A Itália, localizada no “hotspot climático” do Mediterrâneo, também foi gravemente afetada.
No norte da Itália, que experimentou sua pior seca em mais de 70 anos no verão passado, as montanhas têm níveis de neve muito baixos e os lagos encolheram, incluindo o Lago Como, que está com menos de 18% de sua capacidade. A água no rio Po, que serpenteia pelo centro agrícola do norte, está chegando perto de níveis recordes, com algumas seções em “seca extrema”.
Os agricultores estão sentindo a pressão. Os produtores de arroz preveem que a quantidade semeada nesta primavera será a menor em mais de duas décadas, de acordo com uma pesquisa da Enterisi, instituição nacional de arroz da Itália. “Abril e maio serão cruciais porque a menor precipitação nos meses de inverno precisa ser compensada”, disse um porta-voz da Enterisi.
Na Itália, os impactos da crise climática combinados com infraestruturas de água envelhecidas e com vazamentos estão deixando o país altamente vulnerável a “condições críticas de água”, disse Simona Ramberti, da instituição nacional de estatísticas Istat.

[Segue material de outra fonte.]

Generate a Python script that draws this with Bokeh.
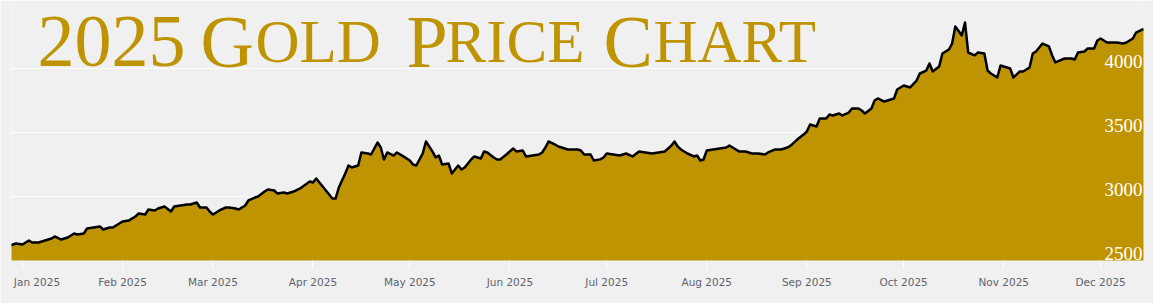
from datetime import datetime
import pandas as pd
from bokeh.plotting import figure
from bokeh.models import Range1d, FixedTicker, Label, Grid, ColumnDataSource, DatetimeTickFormatter
from bokeh.core.properties import value
from bokeh.embed import file_html
from bokeh.resources import INLINE

dates = [
    "2024-12-28", "2024-12-30", "2025-01-01", "2025-01-03", "2025-01-04", "2025-01-06",
    "2025-01-08", "2025-01-10", "2025-01-11", "2025-01-13", "2025-01-15", "2025-01-17",
    "2025-01-18", "2025-01-20", "2025-01-21", "2025-01-23", "2025-01-25", "2025-01-26",
    "2025-01-28", "2025-01-29", "2025-01-31",
    "2025-02-01", "2025-02-03", "2025-02-05", "2025-02-06", "2025-02-08", "2025-02-09",
    "2025-02-11", "2025-02-12", "2025-02-14", "2025-02-16", "2025-02-17", "2025-02-19",
    "2025-02-21", "2025-02-22", "2025-02-24", "2025-02-25", "2025-02-27", "2025-02-28",
    "2025-03-01", "2025-03-03", "2025-03-05", "2025-03-06", "2025-03-08", "2025-03-09",
    "2025-03-11", "2025-03-12", "2025-03-14", "2025-03-15", "2025-03-17", "2025-03-18",
    "2025-03-20", "2025-03-21", "2025-03-23", "2025-03-24", "2025-03-26", "2025-03-28",
    "2025-03-31",
    "2025-04-01", "2025-04-02", "2025-04-03", "2025-04-05", "2025-04-07", "2025-04-08",
    "2025-04-09", "2025-04-11", "2025-04-12", "2025-04-13", "2025-04-15", "2025-04-16",
    "2025-04-18", "2025-04-19", "2025-04-21", "2025-04-22", "2025-04-23", "2025-04-24",
    "2025-04-26", "2025-04-27", "2025-04-29",
    "2025-05-01", "2025-05-02", "2025-05-03", "2025-05-05", "2025-05-06", "2025-05-08",
    "2025-05-09", "2025-05-10", "2025-05-11", "2025-05-13", "2025-05-14", "2025-05-16",
    "2025-05-17", "2025-05-18", "2025-05-20", "2025-05-21", "2025-05-23", "2025-05-24",
    "2025-05-25", "2025-05-27", "2025-05-28", "2025-05-29", "2025-05-31",
    "2025-06-02", "2025-06-03", "2025-06-05", "2025-06-06", "2025-06-08", "2025-06-10",
    "2025-06-11", "2025-06-12", "2025-06-13", "2025-06-15", "2025-06-16", "2025-06-17",
    "2025-06-19", "2025-06-20", "2025-06-22", "2025-06-23", "2025-06-24", "2025-06-26",
    "2025-06-27", "2025-06-29", "2025-06-30",
    "2025-07-01", "2025-07-03", "2025-07-05", "2025-07-07", "2025-07-09", "2025-07-11",
    "2025-07-13", "2025-07-15", "2025-07-17", "2025-07-19", "2025-07-21", "2025-07-22",
    "2025-07-23", "2025-07-24", "2025-07-26", "2025-07-28", "2025-07-29", "2025-07-30",
    "2025-07-31",
    "2025-08-01", "2025-08-03", "2025-08-05", "2025-08-07", "2025-08-08", "2025-08-10",
    "2025-08-11", "2025-08-13", "2025-08-15", "2025-08-17", "2025-08-19", "2025-08-20",
    "2025-08-22", "2025-08-24", "2025-08-26", "2025-08-27", "2025-08-29", "2025-08-31",
    "2025-09-01", "2025-09-02", "2025-09-04", "2025-09-05", "2025-09-07", "2025-09-08",
    "2025-09-09", "2025-09-11", "2025-09-12", "2025-09-14", "2025-09-15", "2025-09-17",
    "2025-09-18", "2025-09-19", "2025-09-21", "2025-09-22", "2025-09-23", "2025-09-25",
    "2025-09-26", "2025-09-28", "2025-09-29",
    "2025-10-01", "2025-10-03", "2025-10-05", "2025-10-06", "2025-10-08", "2025-10-09",
    "2025-10-10", "2025-10-12", "2025-10-13", "2025-10-15", "2025-10-16", "2025-10-17",
    "2025-10-19", "2025-10-20", "2025-10-21", "2025-10-23", "2025-10-24", "2025-10-26",
    "2025-10-27", "2025-10-28", "2025-10-30", "2025-10-31",
    "2025-11-02", "2025-11-03", "2025-11-04", "2025-11-06", "2025-11-07", "2025-11-09",
    "2025-11-10", "2025-11-11", "2025-11-13", "2025-11-15", "2025-11-16", "2025-11-17",
    "2025-11-19", "2025-11-20", "2025-11-22", "2025-11-23", "2025-11-24", "2025-11-26",
    "2025-11-27", "2025-11-29", "2025-11-30",
    "2025-12-01", "2025-12-03", "2025-12-05", "2025-12-06", "2025-12-08", "2025-12-09",
    "2025-12-11", "2025-12-12", "2025-12-14", "2025-12-15",
]

prices = [
    2617, 2633, 2625, 2656, 2641, 2641,
    2656, 2672, 2688, 2664, 2680, 2711,
    2703, 2711, 2750, 2758, 2766, 2742,
    2758, 2758, 2789,
    2805, 2813, 2844, 2867, 2859, 2898,
    2891, 2906, 2922, 2883, 2922, 2930,
    2938, 2938, 2953, 2914, 2914, 2883,
    2859, 2891, 2914, 2914, 2906, 2898,
    2930, 2969, 2992, 3000, 3039, 3055,
    3047, 3023, 3031, 3023, 3039, 3063,
    3117,
    3109, 3141, 3109, 3047, 2984, 2984,
    3070, 3180, 3242, 3227, 3242, 3344,
    3336, 3328, 3422, 3383, 3289, 3344,
    3320, 3344, 3313,
    3281, 3250, 3242, 3336, 3430, 3352,
    3305, 3320, 3250, 3258, 3180, 3242,
    3211, 3227, 3289, 3313, 3297, 3352,
    3344, 3305, 3289, 3289, 3330,
    3375, 3352, 3359, 3313, 3320, 3328,
    3344, 3383, 3430, 3406, 3391, 3383,
    3367, 3367, 3367, 3359, 3328, 3328,
    3281, 3290, 3305,
    3336, 3328, 3320, 3336, 3313, 3352,
    3344, 3336, 3344, 3352, 3397, 3430,
    3391, 3367, 3336, 3313, 3320, 3281,
    3289,
    3359, 3367, 3375, 3383, 3398, 3367,
    3352, 3352, 3336, 3336, 3328, 3344,
    3367, 3367, 3383, 3398, 3445, 3484,
    3508, 3563, 3547, 3609, 3609, 3641,
    3633, 3648, 3633, 3656, 3688, 3688,
    3672, 3648, 3688, 3750, 3766, 3742,
    3750, 3766, 3836,
    3867, 3852, 3906, 3961, 3984, 4039,
    3977, 4016, 4117, 4148, 4195, 4328,
    4258, 4359, 4125, 4102, 4125, 4117,
    3984, 3961, 3930, 4023,
    4008, 4000, 3930, 3977, 3977, 4008,
    4117, 4133, 4195, 4172, 4102, 4047,
    4070, 4078, 4078, 4070, 4125, 4133,
    4156, 4156, 4219,
    4234, 4203, 4203, 4203, 4195, 4203,
    4234, 4281, 4305, 4305,
]

month_ticks = ["2025-01-01", "2025-02-01", "2025-03-01", "2025-04-01", "2025-05-01", "2025-06-01",
               "2025-07-01", "2025-08-01", "2025-09-01", "2025-10-01", "2025-11-01", "2025-12-01"]
grid_ticks = [2500, 3000, 3500, 4000, 4500]
price_labels = [2500, 3000, 3500, 4000]
title_parts = ["2025", "G", "OLD", "P", "RICE", "C", "HART"]

GOLD = "#bf9403"
BG = "#f0f0f0"

x_start = datetime(2024, 12, 28, 14, 24)
x_end = datetime(2025, 12, 14, 7, 12)

src = ColumnDataSource(dict(date=pd.to_datetime(dates), price=prices))

p = figure(width=1153, height=303, output_backend="svg", toolbar_location=None,
           x_axis_type="datetime", y_axis_location=None,
           x_range=Range1d(x_start, x_end), y_range=Range1d(2500, 4500),
           min_border_left=11, min_border_right=10, min_border_top=4, min_border_bottom=43)
p.background_fill_color = BG
p.border_fill_color = BG
p.outline_line_color = None
p.xgrid.visible = False
p.ygrid.visible = False
p.add_layout(Grid(dimension=1, ticker=FixedTicker(ticks=grid_ticks),
                  grid_line_color="white", grid_line_width=1))

p.varea(x="date", y1=2000, y2="price", source=src, fill_color=GOLD)
p.line(x="date", y="price", source=src, line_color="black", line_width=2.5, line_join="round")

lab_src = ColumnDataSource(dict(x=[x_end] * len(price_labels), y=price_labels,
                                t=[str(v) for v in price_labels]))
p.text(x="x", y="y", text="t", source=lab_src, text_align="right", text_baseline="alphabetic",
       x_offset=-1, y_offset=-7, text_color="white", text_font=value("Liberation Serif"),
       text_font_size="19px")

ms = [int(pd.Timestamp(d).value // 10**6) for d in month_ticks]
ax = p.xaxis[0]
ax.ticker = FixedTicker(ticks=ms)
ax.formatter = DatetimeTickFormatter(months="%b %Y", days="%b %Y", years="%b %Y")
# the first label sits a little right of its tick, so that it stays inside the page
ax.major_label_overrides = {ms[0]: "\u00a0" * 4 + "Jan 2025"}
ax.axis_line_color = None
ax.major_tick_line_color = "white"
ax.major_tick_in = 0
ax.major_tick_out = 9
ax.minor_tick_line_color = None
ax.major_label_standoff = 6
ax.major_label_text_font = "DejaVu Sans"
ax.major_label_text_font_size = "10.5px"
ax.major_label_text_color = "#5f646e"

big, small = "74px", "61px"
sizes = [big, big, small, big, small, big, small]
xs = [26, 189, 244, 395, 434, 592, 642]
for txt, sz, xx in zip(title_parts, sizes, xs):
    p.add_layout(Label(x=xx, y=219, x_units="screen", y_units="screen", text=txt,
                       text_font="Liberation Serif", text_font_size=sz, text_color=GOLD,
                       text_baseline="alphabetic", text_align="left"))

open("out.html", "w").write(file_html(p, INLINE))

Em 2020, mais de 42% da água do sistema não chegou aos usuários, segundo o censo de água urbana do Istat. Isso equivale a uma perda diária de cerca de 157 litros para cada morador – o que poderia suprir as necessidades de 43 milhões de pessoas por um ano.
Dada a seca do ano passado, na qual 10 regiões anunciaram estado de emergência por déficit hídrico, Ramberti disse que o atual período de seca “não é um bom presságio para os próximos meses”.